Mam would have told those Bristol researchers a thing or two if they had come to our house for tea. She’d have sent them all scurrying to the kitchen sink to meet Mr Carbolic before allowing them to feast on light-as-a-feather jam sponge cake.

Only once have I visited Israel. We drove north from Jerusalem, stopping off for a bite to eat in a bus station cafeteria. A spotlessly clean place, with a sink at the starting point of the serve-yourself line. Hands were washed and dried before customers chose food.

“Mam would have loved this place,’’ I thought, startling folk by laughing out loud.

Hand-washing becomes obsessive. I remember, with mild horror, a story told on the old BBC TV Tonight show. Remember Tonight? Cliff Michelmore, Alan Whicker, Geoffrey Johnson Smith, Fyfe Robertson…

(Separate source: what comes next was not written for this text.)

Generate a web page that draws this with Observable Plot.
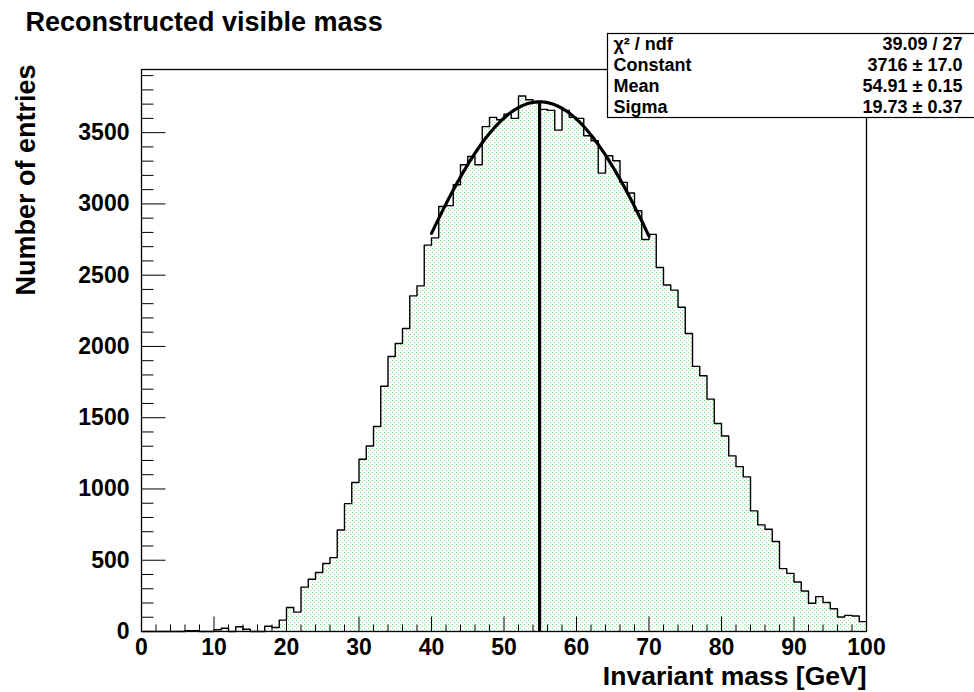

At one year’s end the show’s reporters were asked to recount their most bizarre experience during the past 12 months. Fyfe Robertson recalled a trip into the London sewers to interview the men who kept the…ah…the system flowing.

At noontime one of the chaps put a plank across the stream, sat on it, reached down to wet his hands in the flow, wiped them on his britches, then unwrapped a bundle of sandwiches.

Seeing Fyfe Robertson’s shocked expression he commented through a spray of crumbs, “Got to be hygienic, haven’t you?’’

Mam would be pleased to know that I eventually became a regularly hand-washer. Not a trace of eczema and no wheezing.

Maybe I became a soap fiend late enough in life for it not to do me any harm.